Top Secret for Staying Well? Watch What You Put in Your Mouth

Modern medicine has come a long way. Most cultures are not using leeches as a major source of healing. People may ignore their various maladies until they become more severe, but many of the cures can be simple. And, cures and the promise of them seem almost miraculous.

So, what’s there to complain about?

The problem is that we are turning over our care, the care of our bodies, to medical providers without really questioning what they prescribe and suggest. Instead of following blindly, perhaps a bit of study and some healthy skepticism is in order.

Being in Charge of Your Health and Well-Being

Having someone to ask about health issues is comforting. After all, the medical people in the many medical complexes have studied, have experience, know everything — or almost. We can trust them. Maybe.

Fortunately for us, we have online sources to learn about various diseases and cures. But, can we trust them? Who posts the information on those medical sites?

On every computer page, miraculous cures for everything from sagging skin to bloat abound. Do we fall for the cures that can be had for such reasonable prices? For that matter, do we give our medical care to people just because our caregiver is preferred by our medical plan?

Here are some suggestions for staying healthy and in charge of your own life:

Consider Carefully Before Starting New Medication

The medicines that are promoted on TV often list the many possible side effects. “Death” is often listed as a side effect. This is the one life you’ve been given, so don’t toy with nostrums that might not doing anything but make the corporation behind the product rich.

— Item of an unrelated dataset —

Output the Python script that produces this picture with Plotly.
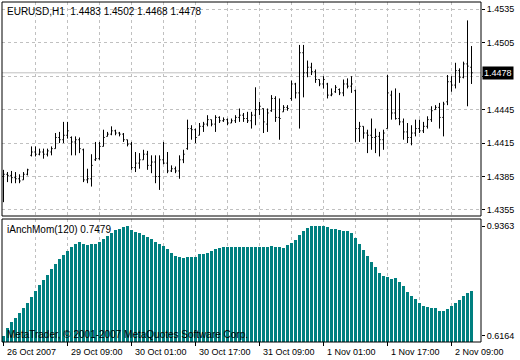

Doctors are susceptible to drug company reps who always have a new cure or a great new medicine that will surely help the doctor’s patients. Some patients who question their pharmacist may find out that the medicine prescribed has absolutely nothing to do with the health condition for which he or she is being treated.

When Working With a New Medical Provider List EVERY Problem Medicine and Reaction

A patient who couldn’t seem to kick a bad cough was given a codeine cough medicine. She had plainly listed in her intake form that codeine made her ill. Plus, she had put that on record at her pharmacy as well. After three teaspoons of the medicine in two days, she awoke in the night with her throat, tongue, and lips swelling. Luckily, she survived. She switched doctors and pharmacies.

After what seemed like a routine dental visit to fill a tooth, the dentist disappeared to treat other patients while the medicine numbed the patient’s mouth. Gone so long that he forgot, the careless dentist didn’t look at the paperwork and started to drill the tooth on the wrong side of the mouth. The patient shoved his hand away. When the dentist questioned her action and she indicated it was the wrong side, the dentist responded, “At least someone was paying attention.” The patient switched dentists and brought the dentist up before the dental licensing board.

Trust Your Gut — and Your Head, and Your Reactions

If the medical provider seems aloof to the point of not caring, switch providers. You do have a choice. If you’ve been mistreated tell someone in authority. If you don’t get a response or consideration, you might want to work with one of those attorneys who fight the big companies to help the little guy. Asbestos, Legionnaires Disease, contamination, and negligence are all instances where you could get some satisfaction. Mick Jagger “can’t get no satisfaction,” but you might.

Recent reports that people who took Proton Pump Inhibitors (PPIs) were more likely to develop intestinal bacterial infections when treating their digestive issues — heartburn — were due to reducing the amount of digestive acids in their stomach. The result: Bacteria could flourish in the intestinal tract, causing illness, like food poisoning. Even a popular heartburn pill has been linked to bacterial infections.

Eat healthy food, in sufficient quantity to nourish you. Don’t overeat. Don’t eat food that makes you ill. If it smells bad, it is probably spoiled, so don’t eat it.

We have heads to think and mouths to question. Use both before taking anything that could lead to possible harm. It might keep you from that unpromising side effect — death!